(Repeats April 6 story for wider distribution.)
By Mark Miller
CHICAGO, April 6 (Reuters) - A friend called recently looking for advice about her 401(k). Kate had decided to leave her job to pursue new career options, and money was tight during the transition. Should she roll over her $250,000 nest egg and withdraw some of the funds to help her through the career transition?
An adviser at a brokerage firm was proposing that she close out her 401(k) account and open an IRA that would cost three times as much in annual fees. I explained to Kate (not her real name) that this "adviser" was not acting in her best interest.
The 401(k) cost her 45 basis points annually, while the broker-managed IRA would cost 150 basis points. His proposal would cost her at least $74,000 in fees over the next 20 years, compared with $23,000 in the 401(k) - based on a simple back-of-the-envelope calculation assuming no asset growth. In all likelihood, the total fees would be far higher.
What would she be getting in return for that huge bite from her nest egg? Not much, just a mediocre mix of mutual funds and quarterly rebalancing, with no broader plan for retirement. We left the 401(k) where it is - and adjusted the investment mix to get the costs down further (around 17 basis points). That will cut her 20-year expenses even further, to around $7,400.

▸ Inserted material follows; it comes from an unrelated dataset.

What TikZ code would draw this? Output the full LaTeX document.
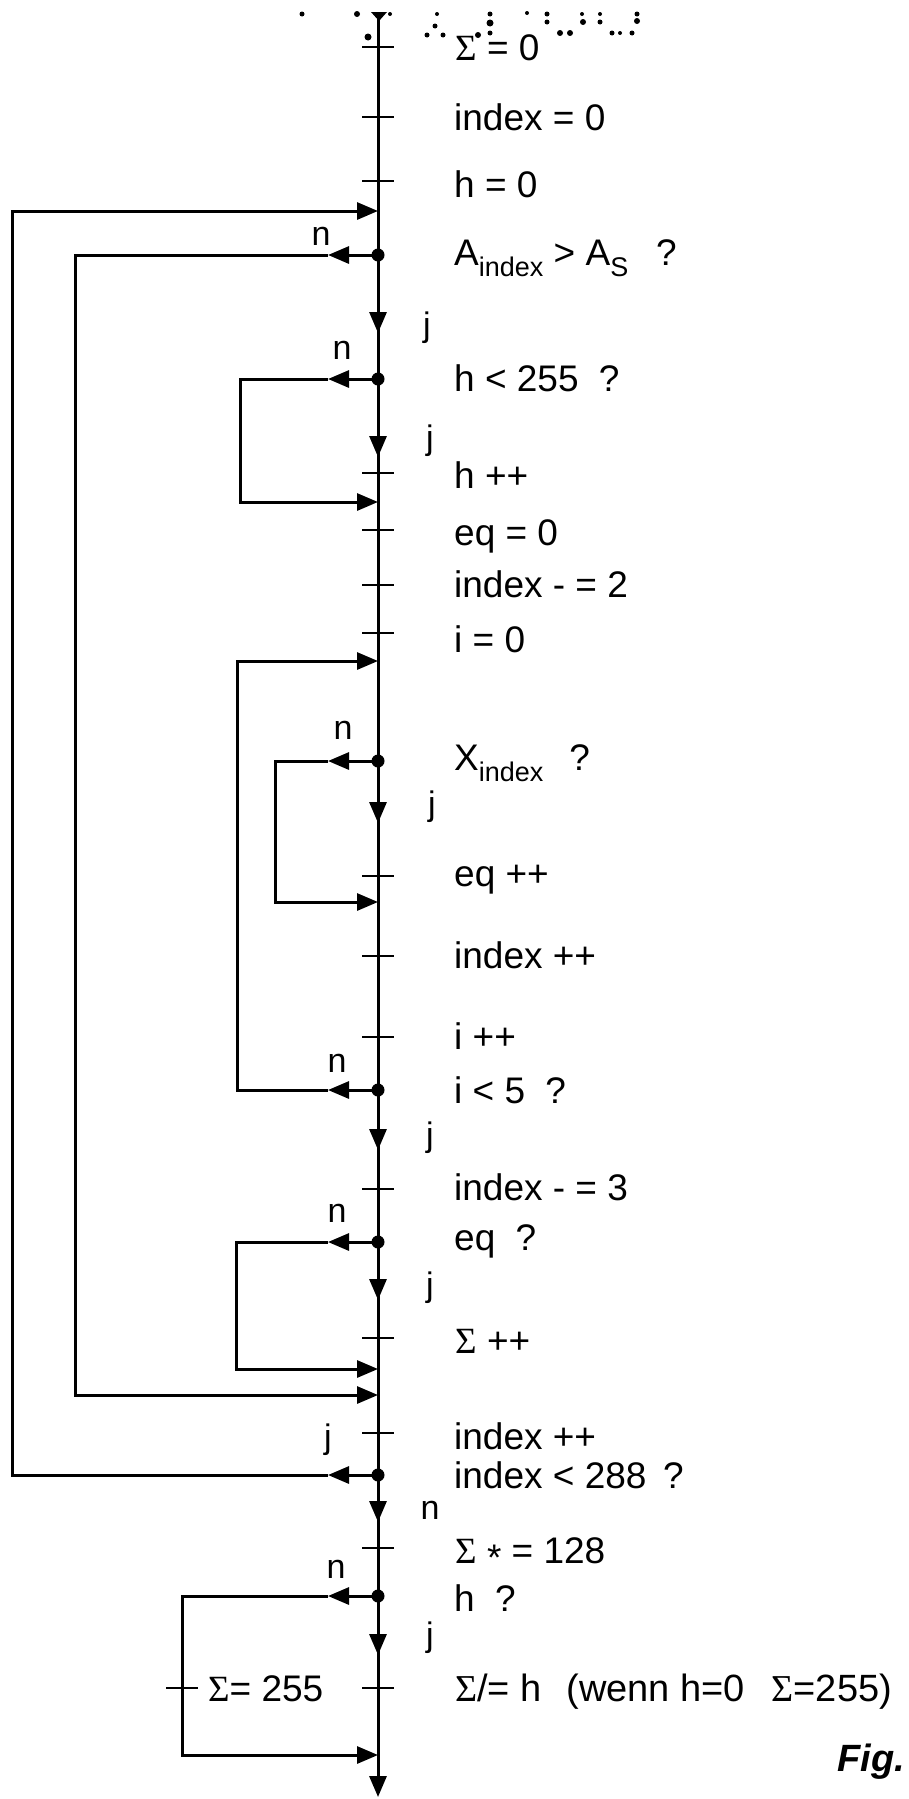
\documentclass[tikz,border=0pt]{standalone}
\usepackage{fontspec}
\setmainfont{Liberation Sans}
\newfontfamily\serf{Liberation Serif}
\usetikzlibrary{arrows.meta}
\newcommand\Sg{{\serf Σ}}
\newcommand\lowsub[1]{\raisebox{-0.32em}{\fontsize{27}{27}\selectfont #1}}
\begin{document}
\begin{tikzpicture}[x=1pt,y=-1pt,
  ln/.style={line width=3pt},
  tk/.style={line width=2.6pt},
  tip/.style={-{Triangle[length=21pt,width=17pt]}},
  txt/.style={anchor=base west,inner sep=0pt,font=\fontsize{37}{44}\selectfont},
  lbl/.style={inner sep=0pt,font=\fontsize{34}{40}\selectfont},
  noise/.style={fill=black}]
\useasboundingbox[fill=white] (0,0) rectangle (909,1799);
% axis coordinates
\coordinate (top) at (378,12);
\coordinate (bot) at (378,1797);
\foreach \n/\y in {t0/47,t1/117,t2/181,t3/473,t4/530,t5/585,t6/633,t7/876,t8/956,t9/1037,t10/1189,t11/1338,t12/1433,t13/1548,t14/1688}
  {\coordinate (\n) at (378,\y);}
\foreach \n/\y in {dA/255,dH/379,dX/761,dI/1090,dE/1242,dL/1475,dQ/1596}
  {\coordinate (\n) at (378,\y);}
\foreach \n/\y in {a1/333,a2/457,a3/823,a4/1150,a5/1300,a6/1522,a7/1655}
  {\coordinate (\n) at (378,\y); \coordinate (\n s) at (378,\y-40);}
\foreach \n/\y in {iO/211,iH/502,iI/661,iX/902,iE/1369,iA/1395,iQ/1755}
  {\coordinate (\n) at (378,\y);}
% left tips
\foreach \n/\y in {nA/255,nH/379,nX/761,nI/1090,nE/1242,nL/1475,nQ/1596}
  {\coordinate (\n) at (328,\y);}
% corners
\coordinate (cO1) at (12,1475); \coordinate (cO2) at (12,211);
\coordinate (cA1) at (75,255);  \coordinate (cA2) at (75,1395);
\coordinate (cH1) at (240,379); \coordinate (cH2) at (240,502);
\coordinate (cI1) at (237,1090);\coordinate (cI2) at (237,661);
\coordinate (cX1) at (275,761); \coordinate (cX2) at (275,902);
\coordinate (cE1) at (236,1242);\coordinate (cE2) at (236,1369);
\coordinate (cQ1) at (182,1596);\coordinate (cQ2) at (182,1755);
\coordinate (qt) at (182,1688);
% main axis
\draw[ln,tip] (top) -- (bot);
\foreach \n in {a1,a2,a3,a4,a5,a6,a7} {\draw[ln,tip] (\n s) -- (\n);}
\foreach \n in {t0,t1,t2,t3,t4,t5,t6,t7,t8,t9,t10,t11,t12,t13,t14,qt}
  {\draw[tk] ([xshift=-16pt]\n) -- ([xshift=16pt]\n);}
\foreach \n in {dA,dH,dX,dI,dE,dL,dQ} {\fill (\n) circle (6.5);}
% loops
\draw[ln,tip] (dA) -- (nA); \draw[ln,tip] (nA) -- (cA1) -- (cA2) -- (iA);
\draw[ln,tip] (dH) -- (nH); \draw[ln,tip] (nH) -- (cH1) -- (cH2) -- (iH);
\draw[ln,tip] (dX) -- (nX); \draw[ln,tip] (nX) -- (cX1) -- (cX2) -- (iX);
\draw[ln,tip] (dI) -- (nI); \draw[ln,tip] (nI) -- (cI1) -- (cI2) -- (iI);
\draw[ln,tip] (dE) -- (nE); \draw[ln,tip] (nE) -- (cE1) -- (cE2) -- (iE);
\draw[ln,tip] (dL) -- (nL); \draw[ln,tip] (nL) -- (cO1) -- (cO2) -- (iO);
\draw[ln,tip] (dQ) -- (nQ); \draw[ln,tip] (nQ) -- (cQ1) -- (cQ2) -- (iQ);
% texts
\node[txt] (s0) at (455,60) {\Sg{} = 0};
\node[txt] (s1) at (454,130) {index = 0};
\node[txt] (s2) at (454,197) {h = 0};
\node[txt] (s3) at (454,265) {A\lowsub{index} > A\lowsub{S}\hspace{0.75em}?};
\node[txt] (s4) at (454,391) {h < 255\hspace{0.55em}?};
\node[txt] (s5) at (454,488) {h ++};
\node[txt] (s6) at (454,545) {eq = 0};
\node[txt] (s7) at (454,597) {index - = 2};
\node[txt] (s8) at (454,652) {i = 0};
\node[txt] (s9) at (454,770) {X\lowsub{index}\hspace{0.7em}?};
\node[txt] (s10) at (454,886) {eq ++};
\node[txt] (s11) at (454,968) {index ++};
\node[txt] (s12) at (454,1049) {i ++};
\node[txt] (s13) at (454,1103) {i < 5\hspace{0.55em}?};
\node[txt] (s14) at (454,1200) {index - = 3};
\node[txt] (s15) at (454,1250) {eq\hspace{0.55em}?};
\node[txt] (s16) at (455,1353) {\Sg{} ++};
\node[txt] (s17) at (454,1449) {index ++};
\node[txt] (s18) at (454,1488) {index < 288\hspace{0.45em}?};
\node[txt] (s19) at (455,1563) {\Sg{} \raisebox{-0.2em}{*} = 128};
\node[txt] (s20) at (454,1611) {h\hspace{0.55em}?};
\node[txt,font=\fontsize{38}{44}\selectfont] (s21) at (455,1701) {\Sg{}/= h\hspace{0.65em}(wenn h=0\hspace{0.7em}\Sg=255)};
\node[txt] (s22) at (208,1701) {\Sg= 255};
\node[anchor=base east,inner sep=0pt,font=\fontsize{38}{44}\selectfont\bfseries\itshape] (fig) at (905,1771) {Fig.};
% branch labels
\node[lbl] (nl1) at (321,236) {n};
\node[lbl] (nl2) at (342,350) {n};
\node[lbl] (nl3) at (343,730) {n};
\node[lbl] (nl4) at (337,1063) {n};
\node[lbl] (nl5) at (337,1213) {n};
\node[lbl] (nl6) at (430,1510) {n};
\node[lbl] (nl7) at (336,1569) {n};
\node[lbl] (jl1) at (427,328) {j};
\node[lbl] (jl2) at (430,441) {j};
\node[lbl] (jl3) at (432,807) {j};
\node[lbl] (jl4) at (430,1138) {j};
\node[lbl] (jl5) at (430,1288) {j};
\node[lbl] (jl6) at (328,1440) {j};
\node[lbl] (jl7) at (430,1638) {j};
% scan noise at the top
\fill (371,12) -- (387,12) -- (379,21) -- cycle;
\foreach \x/\y/\r in {302/14/2.5,357/14/3,390/14/2,437/14/2,490/14/2.5,527/13/2,547/14/2.5,582/14/2,600/14/2,637/14/2.5,
  368/37/3.5,427/35/2.5,435/26/2.5,443/35/2.5,478/35/3,490/23/3.5,490/33/2.5,547/22/2.5,583/22/3,600/22/2.5,637/21/3,
  560/33/3,570/33/3,612/33/2.5,620/33/2,632/33/2.5}
  {\fill[noise] (\x,\y) circle (\r);}
\end{tikzpicture}
\end{document}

This type of predatory marketing underscores why the conflict-of-interest rule unveiled on Wednesday by the U.S. Department of Labor is so badly needed. The rule will impose fiduciary requirements on stockbrokers, requiring that they act in the best interest of clients whenever a tax-advantaged retirement account is involved (taxable retail accounts are not affected directly by the new rule).
The new rule, which will not be fully implemented until the end of next year, will sharply curtail the industry's pitching to persuade retirement savers to roll over their 401(k) accounts when they switch jobs or retire.
KEY BATTLEGROUND
"Any advice to do a rollover must now be in the best interest of the investor," said Kate McBride, who chairs the Committee for the Fiduciary Standard, an organization of financial professionals. "It means that many people will stay in their 401(k)s instead."
IRA rollovers are the key battleground. Nine out of 10 new IRA accounts are rollovers, according to the Investment Company Institute (ICI). The President's Council of Economic Advisers estimates that $300 billion is rolled over annually, and the cash surge is accelerating as more baby boomers retire.
Rollovers make sense if you are in a bad 401(k) plan with mediocre investment options or high costs. The best plans tend to be the large ones offered by major corporations. In 2013, plans with more than $1 billion had total participant-weighted costs of 0.29 percent of assets, compared with 1.17 percent for plans smaller than $10 million, according a study by Brightscope and the ICI.